# A cricketer can throw a ball to a maximum horizontal distance of 100 m. How much high above the ground can the cricketer throw the same ball?

*print*Print*list*Cite

### 3 Answers

The cricketer can throw the ball to a maximum horizontal distance of 100 m. To do this the ball has to be thrown with a velocity v at an angle of elevation equal to 45 degrees.

The range of an object thrown at a velocity v with an angle of elevation 45 degrees is S = v^2/g

100 = v^2/g

=> v^2 = 100*g

In the same throw, the maximum height of the ball can be derived from the equation v^2 - u^2 = 2*g*h

It is is h = `(sqrt 980)^2/(2*9.8)` = `980/(2*9.8) = 50` m

### User Comments

First note that,

Maximum range of a projectile (ball in our case) R is given in terms of speed "v" and acceleration due to gravity "g" is given by:

R = v^2 /g

so

v^2 = R g --------(1)

Now "cricketer can throw the ball maximum R distance" means he has the power to deliver the ball with an energy of

KE = (1/2) m v^2 [here m is the mass of the ball]

= (1/2) m (R g)------(2)

[using (1) ]

so this is the maximum energy that the cricketer can supply to the ball when throwing.

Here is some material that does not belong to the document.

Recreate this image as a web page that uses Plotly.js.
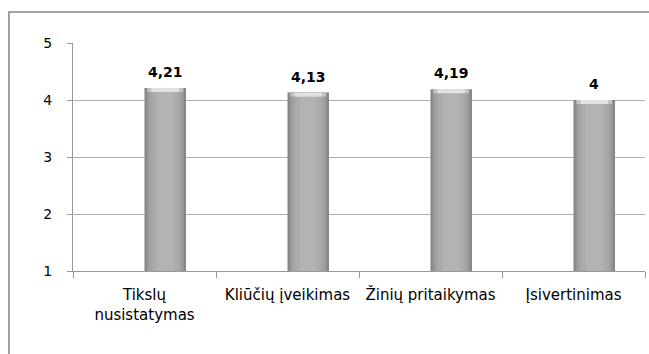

Now when he will through the ball vertically up, this same energy he will supply again, but this kinetic energy will exhaust when the ball reaches rest at some height say "H" so at this height the whole of the kinetic energy will be converted to potential energy "m g H", hence

m g H = KE = (1/2) R m g [using (2)]

=> H = R/2

given R = 100 m, so

H = 100/2 m = 50 m

so 50 m high the cricketer can throw up maximum.